Last weekend, the Apple (NASDAQ:AAPL) enthusiasts over at MacRumors tore open one of the new Apple TV units, which has recently received a quiet and slight internal upgrade. What they found inside was an A5 processor similar to the predecessor, except that it was significantly smaller.

That fact led to some speculation that perhaps Apple had at long last begun its transition away from Samsung as a foundry partner and perhaps got together with Taiwan Semiconductor (NYSE:TSM) and used its 28-nanometer manufacturing process. I had previously mentioned that definitive confirmation for or against this theory would have to await analysis from "specialists like Chipworks." Never one to pass up a good silicon-identification challenge, Chipworks has stepped up to the task.
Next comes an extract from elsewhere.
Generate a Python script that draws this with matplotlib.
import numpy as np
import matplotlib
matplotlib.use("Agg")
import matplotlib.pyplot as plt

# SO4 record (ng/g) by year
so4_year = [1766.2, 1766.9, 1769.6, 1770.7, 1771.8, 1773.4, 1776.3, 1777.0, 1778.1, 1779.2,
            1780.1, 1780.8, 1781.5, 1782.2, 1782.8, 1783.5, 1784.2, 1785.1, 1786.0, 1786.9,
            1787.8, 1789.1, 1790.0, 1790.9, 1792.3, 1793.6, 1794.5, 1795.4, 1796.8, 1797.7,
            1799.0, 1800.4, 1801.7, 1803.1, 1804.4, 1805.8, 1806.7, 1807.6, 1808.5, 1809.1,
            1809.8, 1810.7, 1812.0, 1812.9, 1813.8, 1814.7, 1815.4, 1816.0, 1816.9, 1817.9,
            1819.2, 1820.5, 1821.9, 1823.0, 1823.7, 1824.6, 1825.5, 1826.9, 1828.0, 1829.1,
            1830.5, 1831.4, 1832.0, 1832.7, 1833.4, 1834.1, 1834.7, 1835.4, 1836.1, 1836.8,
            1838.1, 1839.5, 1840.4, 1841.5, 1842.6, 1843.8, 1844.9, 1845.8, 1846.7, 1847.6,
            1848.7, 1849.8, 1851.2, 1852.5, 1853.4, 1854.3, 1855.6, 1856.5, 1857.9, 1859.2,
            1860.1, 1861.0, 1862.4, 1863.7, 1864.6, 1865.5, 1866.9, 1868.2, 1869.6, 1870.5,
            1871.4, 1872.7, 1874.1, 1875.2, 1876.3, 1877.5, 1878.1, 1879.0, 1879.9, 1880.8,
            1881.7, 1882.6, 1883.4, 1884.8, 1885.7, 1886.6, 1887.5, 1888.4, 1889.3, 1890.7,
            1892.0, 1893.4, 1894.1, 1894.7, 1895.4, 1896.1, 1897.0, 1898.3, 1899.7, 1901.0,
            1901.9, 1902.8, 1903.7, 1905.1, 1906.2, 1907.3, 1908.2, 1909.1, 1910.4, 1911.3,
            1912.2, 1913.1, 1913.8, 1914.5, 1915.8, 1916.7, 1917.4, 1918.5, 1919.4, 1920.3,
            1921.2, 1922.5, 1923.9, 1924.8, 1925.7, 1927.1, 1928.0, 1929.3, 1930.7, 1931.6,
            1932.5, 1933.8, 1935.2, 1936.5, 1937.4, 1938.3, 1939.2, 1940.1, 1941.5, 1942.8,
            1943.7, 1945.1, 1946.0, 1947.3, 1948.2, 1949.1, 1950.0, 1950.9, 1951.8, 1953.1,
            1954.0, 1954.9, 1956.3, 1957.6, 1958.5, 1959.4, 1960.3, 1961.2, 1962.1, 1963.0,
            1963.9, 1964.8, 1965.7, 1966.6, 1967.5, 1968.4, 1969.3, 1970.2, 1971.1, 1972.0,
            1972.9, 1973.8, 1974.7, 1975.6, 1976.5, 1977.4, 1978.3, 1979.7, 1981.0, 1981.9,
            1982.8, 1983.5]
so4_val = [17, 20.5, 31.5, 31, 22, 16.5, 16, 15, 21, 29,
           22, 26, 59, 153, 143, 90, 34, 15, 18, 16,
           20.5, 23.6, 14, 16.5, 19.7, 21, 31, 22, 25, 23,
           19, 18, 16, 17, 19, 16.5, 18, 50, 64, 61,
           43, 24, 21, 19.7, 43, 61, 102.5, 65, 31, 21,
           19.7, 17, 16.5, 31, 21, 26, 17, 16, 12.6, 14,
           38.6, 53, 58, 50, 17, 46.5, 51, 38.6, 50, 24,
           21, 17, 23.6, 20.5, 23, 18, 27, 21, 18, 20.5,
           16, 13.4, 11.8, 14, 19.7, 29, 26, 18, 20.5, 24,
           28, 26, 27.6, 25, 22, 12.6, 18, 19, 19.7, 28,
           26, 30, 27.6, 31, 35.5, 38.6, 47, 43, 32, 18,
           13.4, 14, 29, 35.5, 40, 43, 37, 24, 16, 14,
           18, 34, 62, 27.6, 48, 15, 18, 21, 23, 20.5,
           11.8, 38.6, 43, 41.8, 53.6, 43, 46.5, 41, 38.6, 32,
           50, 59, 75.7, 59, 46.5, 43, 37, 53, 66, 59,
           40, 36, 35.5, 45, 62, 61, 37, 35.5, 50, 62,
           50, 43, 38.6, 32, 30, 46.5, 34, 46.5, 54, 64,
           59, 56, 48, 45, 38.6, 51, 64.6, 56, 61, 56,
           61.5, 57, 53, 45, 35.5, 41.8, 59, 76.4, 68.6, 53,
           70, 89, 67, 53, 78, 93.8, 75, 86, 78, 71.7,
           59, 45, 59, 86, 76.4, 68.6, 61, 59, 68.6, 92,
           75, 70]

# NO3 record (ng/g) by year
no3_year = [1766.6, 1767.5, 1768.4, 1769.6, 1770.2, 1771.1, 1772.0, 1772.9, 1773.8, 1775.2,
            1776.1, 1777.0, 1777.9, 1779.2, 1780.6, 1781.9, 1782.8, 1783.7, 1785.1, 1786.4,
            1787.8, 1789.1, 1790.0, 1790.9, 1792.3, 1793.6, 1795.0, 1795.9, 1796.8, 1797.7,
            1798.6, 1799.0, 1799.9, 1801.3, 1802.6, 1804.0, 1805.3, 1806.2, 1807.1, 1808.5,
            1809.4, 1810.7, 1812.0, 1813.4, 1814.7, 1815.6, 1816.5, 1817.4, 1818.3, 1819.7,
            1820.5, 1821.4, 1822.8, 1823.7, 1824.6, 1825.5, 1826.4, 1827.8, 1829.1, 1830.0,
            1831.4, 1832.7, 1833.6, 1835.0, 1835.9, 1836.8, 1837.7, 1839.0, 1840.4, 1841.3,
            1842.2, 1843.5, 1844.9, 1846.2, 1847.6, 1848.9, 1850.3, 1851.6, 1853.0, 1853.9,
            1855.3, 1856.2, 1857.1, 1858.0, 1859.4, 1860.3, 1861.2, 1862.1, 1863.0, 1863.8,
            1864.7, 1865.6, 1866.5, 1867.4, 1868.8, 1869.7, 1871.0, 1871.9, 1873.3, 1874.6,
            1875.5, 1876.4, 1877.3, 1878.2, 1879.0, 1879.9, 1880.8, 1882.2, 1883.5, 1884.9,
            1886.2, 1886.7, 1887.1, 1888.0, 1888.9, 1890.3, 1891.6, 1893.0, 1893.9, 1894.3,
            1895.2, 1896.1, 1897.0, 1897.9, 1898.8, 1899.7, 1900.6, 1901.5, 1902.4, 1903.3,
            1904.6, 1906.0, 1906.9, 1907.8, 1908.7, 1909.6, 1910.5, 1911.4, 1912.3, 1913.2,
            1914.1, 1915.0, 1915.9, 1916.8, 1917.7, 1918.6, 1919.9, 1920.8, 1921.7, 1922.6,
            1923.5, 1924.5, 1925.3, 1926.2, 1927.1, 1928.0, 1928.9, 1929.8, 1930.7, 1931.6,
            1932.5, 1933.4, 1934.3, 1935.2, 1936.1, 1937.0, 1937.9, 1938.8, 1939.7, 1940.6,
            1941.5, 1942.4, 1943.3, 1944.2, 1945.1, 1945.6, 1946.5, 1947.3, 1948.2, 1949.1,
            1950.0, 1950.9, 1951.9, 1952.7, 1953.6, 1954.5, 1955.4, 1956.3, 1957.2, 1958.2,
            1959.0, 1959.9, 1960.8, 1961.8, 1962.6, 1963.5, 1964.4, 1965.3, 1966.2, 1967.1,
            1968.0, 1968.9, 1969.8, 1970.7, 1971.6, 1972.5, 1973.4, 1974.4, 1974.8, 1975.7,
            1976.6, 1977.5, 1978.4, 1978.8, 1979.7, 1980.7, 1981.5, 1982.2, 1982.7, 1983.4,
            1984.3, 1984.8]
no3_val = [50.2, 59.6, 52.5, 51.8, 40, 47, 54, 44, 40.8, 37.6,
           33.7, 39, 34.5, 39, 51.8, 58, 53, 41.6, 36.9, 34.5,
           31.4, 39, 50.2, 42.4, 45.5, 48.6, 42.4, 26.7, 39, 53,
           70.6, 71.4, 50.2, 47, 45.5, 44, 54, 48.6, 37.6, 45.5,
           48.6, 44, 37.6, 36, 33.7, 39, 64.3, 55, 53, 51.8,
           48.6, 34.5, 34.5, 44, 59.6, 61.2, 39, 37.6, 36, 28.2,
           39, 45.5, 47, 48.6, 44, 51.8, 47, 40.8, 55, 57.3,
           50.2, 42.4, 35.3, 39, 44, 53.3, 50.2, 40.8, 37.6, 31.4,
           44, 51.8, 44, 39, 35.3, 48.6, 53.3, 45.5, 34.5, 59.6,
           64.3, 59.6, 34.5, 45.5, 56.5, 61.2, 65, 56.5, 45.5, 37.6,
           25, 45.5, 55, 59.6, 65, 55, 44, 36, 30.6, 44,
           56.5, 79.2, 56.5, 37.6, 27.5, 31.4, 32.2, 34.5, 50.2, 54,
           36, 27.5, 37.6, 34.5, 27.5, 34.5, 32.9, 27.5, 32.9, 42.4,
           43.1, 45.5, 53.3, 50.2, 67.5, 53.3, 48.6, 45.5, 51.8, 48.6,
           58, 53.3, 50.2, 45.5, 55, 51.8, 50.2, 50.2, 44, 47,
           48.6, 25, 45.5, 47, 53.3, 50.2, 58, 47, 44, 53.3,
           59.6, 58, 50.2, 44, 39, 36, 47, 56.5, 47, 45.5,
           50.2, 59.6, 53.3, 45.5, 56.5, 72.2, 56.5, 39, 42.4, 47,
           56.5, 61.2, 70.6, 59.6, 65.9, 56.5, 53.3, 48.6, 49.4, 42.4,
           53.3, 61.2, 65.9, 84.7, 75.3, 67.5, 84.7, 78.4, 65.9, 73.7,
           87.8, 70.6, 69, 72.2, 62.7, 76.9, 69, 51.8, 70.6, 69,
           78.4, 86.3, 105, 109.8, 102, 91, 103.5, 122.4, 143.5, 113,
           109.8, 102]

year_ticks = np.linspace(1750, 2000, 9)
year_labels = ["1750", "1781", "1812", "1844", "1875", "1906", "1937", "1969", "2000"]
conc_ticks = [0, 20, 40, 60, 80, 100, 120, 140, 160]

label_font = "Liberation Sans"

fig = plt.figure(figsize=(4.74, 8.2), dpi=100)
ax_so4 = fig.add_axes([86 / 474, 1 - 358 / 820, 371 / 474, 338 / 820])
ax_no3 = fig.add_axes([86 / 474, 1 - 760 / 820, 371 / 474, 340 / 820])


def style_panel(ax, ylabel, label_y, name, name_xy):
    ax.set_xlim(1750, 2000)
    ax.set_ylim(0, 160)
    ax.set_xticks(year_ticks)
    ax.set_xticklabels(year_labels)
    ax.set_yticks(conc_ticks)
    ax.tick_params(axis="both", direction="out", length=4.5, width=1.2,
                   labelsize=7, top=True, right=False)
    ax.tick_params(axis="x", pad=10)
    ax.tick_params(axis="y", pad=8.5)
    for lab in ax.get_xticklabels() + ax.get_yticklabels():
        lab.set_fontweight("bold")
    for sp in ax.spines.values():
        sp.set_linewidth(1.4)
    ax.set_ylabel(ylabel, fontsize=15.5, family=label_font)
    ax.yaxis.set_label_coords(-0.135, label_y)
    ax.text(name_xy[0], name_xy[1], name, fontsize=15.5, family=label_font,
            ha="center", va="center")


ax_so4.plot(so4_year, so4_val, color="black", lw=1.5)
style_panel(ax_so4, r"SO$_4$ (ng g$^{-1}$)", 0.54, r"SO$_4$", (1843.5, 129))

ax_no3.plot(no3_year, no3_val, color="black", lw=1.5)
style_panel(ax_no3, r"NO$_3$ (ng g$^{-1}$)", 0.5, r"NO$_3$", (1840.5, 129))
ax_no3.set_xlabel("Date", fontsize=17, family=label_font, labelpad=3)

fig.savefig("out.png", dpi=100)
Die size comparison using the polysilicon from the prior gen A5 (left) with the top metal from the current gen A5. Source: Chipworks.
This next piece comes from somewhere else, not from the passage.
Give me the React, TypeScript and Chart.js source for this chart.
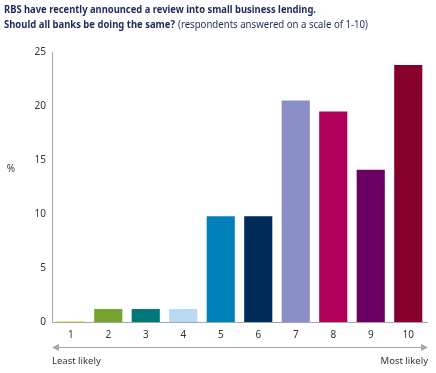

Sadly, there were no markings to indicate that the shrunken A5 hailed from Taiwan Semiconductor's plants. In fact, the evidence points toward Apple's continued use of Samsung's 32-nanometer process, meaning there was no change in the process. Instead, the reduced size was attributable to a new design instead of a process shrink.

Previous generations had a dual-core A5 recycled from other devices but simply had one core disabled, but Apple has now removed the unused core altogether, among other changes. That helped get the overall size down.

Another notable change is the addition of a newer Broadcom (UNKNOWN:BRCM.DL) Wi-Fi combo chip. The chip is the BCM4334, an upgrade from the BCM4330 used in the last generation model. That change has allowed Apple to simplify the design into a one-antenna solution as opposed to the previous two antennas that were used. This arrangement is essentially how Apple now implements short-range radio transmissions in all of its latest iDevices, including the iPhone 5.

For now, Apple's still sticking with Samsung.